Canada and the United States are getting ready to renegotiate the Columbia River Treaty (CRT).

Canada and the United States are getting ready to renegotiate the Columbia River Treaty (CRT).

The treaty was signed in 1964, with the first opportunity to renegotiate the treaty in 2024.

If Canada intends to renegotiate the treaty they must give the U.S. 10 years notice, which means they would have to give notice in 2014.

The Columbia Basin Trust is facilitating the formation of local government community committees, and Regional District of East Kootenay Area A director Mike Sosnowski volunteered to be part of it.
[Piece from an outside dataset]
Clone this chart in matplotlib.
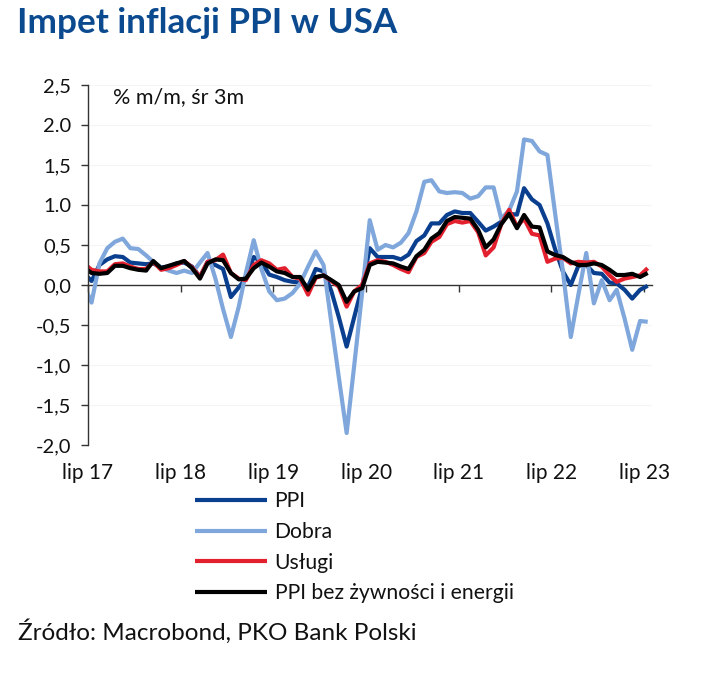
import matplotlib
matplotlib.use("Agg")
import matplotlib.pyplot as plt
import pandas as pd
import numpy as np

# ---- data (Jun 2017 .. Jul 2023, monthly, % m/m 3m avg) ----
start_month = "2017-06-01"
ppi = [0.15, 0.05, 0.25, 0.32, 0.36, 0.35, 0.28, 0.27, 0.26, 0.27, 0.22, 0.23, 0.27,
       0.28, 0.23, 0.10, 0.29, 0.25, 0.20, -0.15, -0.03, 0.08, 0.35, 0.29, 0.13,
       0.10, 0.06, 0.04, 0.03, -0.02, 0.20, 0.17, -0.08, -0.40, -0.77, -0.40, -0.02,
       0.46, 0.35, 0.35, 0.35, 0.32, 0.38, 0.55, 0.62, 0.77, 0.77, 0.875, 0.92,
       0.90, 0.90, 0.79, 0.68, 0.73, 0.79, 0.89, 0.88, 1.21, 1.07, 1.00, 0.77,
       0.45, 0.17, 0.00, 0.24, 0.25, 0.15, 0.14, 0.03, 0.02, -0.06, -0.17, -0.06, -0.01]
dobra = [0.00, -0.22, 0.27, 0.46, 0.54, 0.58, 0.46, 0.45, 0.37, 0.29, 0.22, 0.18, 0.15,
         0.18, 0.15, 0.28, 0.40, 0.08, -0.30, -0.65, -0.27, 0.15, 0.56, 0.20, -0.08,
         -0.19, -0.17, -0.10, 0.02, 0.23, 0.42, 0.25, -0.48, -1.15, -1.85, -1.00, -0.10,
         0.81, 0.44, 0.50, 0.47, 0.53, 0.65, 0.92, 1.29, 1.31, 1.17, 1.15, 1.16,
         1.15, 1.08, 1.11, 1.22, 1.22, 0.83, 0.93, 1.17, 1.82, 1.80, 1.67, 1.625,
         0.90, 0.17, -0.65, -0.12, 0.40, -0.23, 0.06, -0.19, -0.06, -0.42, -0.81, -0.45, -0.46]
uslugi = [0.27, 0.19, 0.17, 0.17, 0.26, 0.27, 0.23, 0.20, 0.20, 0.29, 0.19, 0.21, 0.25,
          0.30, 0.22, 0.10, 0.29, 0.31, 0.38, 0.15, 0.08, 0.06, 0.25, 0.31, 0.27,
          0.19, 0.21, 0.10, 0.08, -0.12, 0.09, 0.12, 0.05, -0.02, -0.27, -0.08, 0.00,
          0.27, 0.31, 0.29, 0.25, 0.20, 0.16, 0.35, 0.40, 0.54, 0.60, 0.76, 0.80,
          0.78, 0.80, 0.66, 0.37, 0.47, 0.76, 0.94, 0.73, 0.83, 0.64, 0.62, 0.29,
          0.33, 0.34, 0.27, 0.29, 0.28, 0.29, 0.23, 0.12, 0.04, 0.08, 0.10, 0.12, 0.21]
core = [0.22, 0.15, 0.14, 0.15, 0.24, 0.24, 0.21, 0.19, 0.18, 0.30, 0.21, 0.24, 0.27,
        0.30, 0.21, 0.08, 0.27, 0.32, 0.31, 0.15, 0.07, 0.08, 0.21, 0.28, 0.23,
        0.17, 0.15, 0.10, 0.10, -0.06, 0.10, 0.12, 0.06, 0.00, -0.21, -0.08, -0.04,
        0.25, 0.29, 0.28, 0.27, 0.23, 0.20, 0.36, 0.44, 0.58, 0.65, 0.80, 0.85,
        0.84, 0.83, 0.69, 0.47, 0.57, 0.76, 0.89, 0.71, 0.875, 0.73, 0.72, 0.42,
        0.375, 0.35, 0.29, 0.25, 0.25, 0.27, 0.25, 0.19, 0.125, 0.125, 0.14, 0.10, 0.15]

series_names = ["PPI", "Dobra", "Usługi", "PPI bez żywności i energii"]
series_colors = ["#0a3f8f", "#7fa7dc", "#e3202e", "#000000"]

y_ticks = [-2.0, -1.5, -1.0, -0.5, 0.0, 0.5, 1.0, 1.5, 2.0, 2.5]
y_ticklabels = ["-2,0", "-1,5", "-1,0", "-0,5", "0,0", "0,5", "1.0", "1,5", "2.0", "2,5"]
x_ticklabels = ["lip 17", "lip 18", "lip 19", "lip 20", "lip 21", "lip 22", "lip 23"]
x_tick_years = [2017, 2018, 2019, 2020, 2021, 2022, 2023]

title = "Impet inflacji PPI w USA"
unit = "% m/m, śr 3m"
source = "Źródło: Macrobond, PKO Bank Polski"

# ---- figure ----
plt.rcParams['font.family'] = ['Lato', 'DejaVu Sans']
W, H = 711, 674
fig = plt.figure(figsize=(W / 100, H / 100), dpi=100)
ax = fig.add_axes([88 / W, 1 - 445 / H, 564 / W, 360 / H])

dates = pd.date_range(start_month, periods=len(ppi), freq="MS") + pd.Timedelta(days=14)
lines = []
for vals, name, col in zip([ppi, dobra, uslugi, core], series_names, series_colors):
    ln, = ax.plot(dates, vals, color=col, lw=3.0, label=name, solid_joinstyle="round",
                  solid_capstyle="butt", clip_on=True)
    lines.append(ln)

ax.set_xlim(pd.Timestamp("2017-07-01"), pd.Timestamp("2023-08-01"))
ax.set_ylim(-2.0, 2.5)

ax.set_yticks(y_ticks)
ax.set_yticklabels(y_ticklabels)
ax.tick_params(axis="y", direction="out", length=5, width=1, color="#333333",
               labelsize=14.5, pad=7, labelcolor="#111111")
for s in ["top", "right"]:
    ax.spines[s].set_visible(False)
ax.spines["left"].set_color("#333333")
ax.spines["left"].set_linewidth(1.0)
ax.spines["bottom"].set_position(("data", 0))
ax.spines["bottom"].set_color("#333333")
ax.spines["bottom"].set_linewidth(1.0)
ax.spines["bottom"].set_zorder(1)

xt = [pd.Timestamp(f"{y}-07-01") for y in x_tick_years]
ax.set_xticks(xt)
ax.tick_params(axis="x", direction="out", length=5, width=1, color="#333333",
               labelbottom=False)

sec = ax.secondary_xaxis("bottom")
sec.set_xticks(xt)
sec.set_xticklabels(x_ticklabels)
sec.tick_params(axis="x", length=0, labelsize=15, pad=13, labelcolor="#111111")
sec.spines["bottom"].set_visible(False)

ax.grid(axis="y", color="#f5f5f5", lw=0.8)
ax.set_axisbelow(True)

ax.text(113 / W, 1 - 97 / H, unit, transform=fig.transFigure, fontsize=15.5,
        va="center", ha="left", color="#111111")

fig.text(17 / W, 1 - 23 / H, title, fontsize=25.3, fontweight="bold",
         color="#0b4a8f", va="center", ha="left")
fig.text(18 / W, 1 - 632 / H, source, fontsize=17.5, color="#111111",
         va="center", ha="left")

leg = fig.legend(handles=lines, labels=series_names, loc="upper left",
                 bbox_to_anchor=(187 / W, 1 - 483 / H), frameon=False,
                 fontsize=15.2, handlelength=3.4, handletextpad=0.35,
                 labelspacing=0.5, borderaxespad=0)
for t in leg.get_texts():
    t.set_color("#111111")

fig.savefig("out.png", dpi=100)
“I volunteered out of pure interest,” said Sosnowski. “I hear snippits of what was negotiated in the 60s, and it may have seemed irrelevant then but as times have changed it has become relevant.”

Even though there is concern that the U.S. is further ahead in the preparations for a renegotiation process, Sosnowski said that he thinks they just got started sooner.

“It’s not that they are necessarily ahead of the ball, it’s just that they have already had several public engagements, and are beginning to meet with their stakeholders,” he said.

Under the CRT, Canada agreed to build three storage dams: the Keenleyside, the Duncan and the Mica.

The dams were built to help the U.S. with their efforts in flood control and power generation.

In return for the storage of water, Canada receives half of the additional power generated by the U.S. power plants on the Columbia River.

The local committee has its first telephone conference on June 8.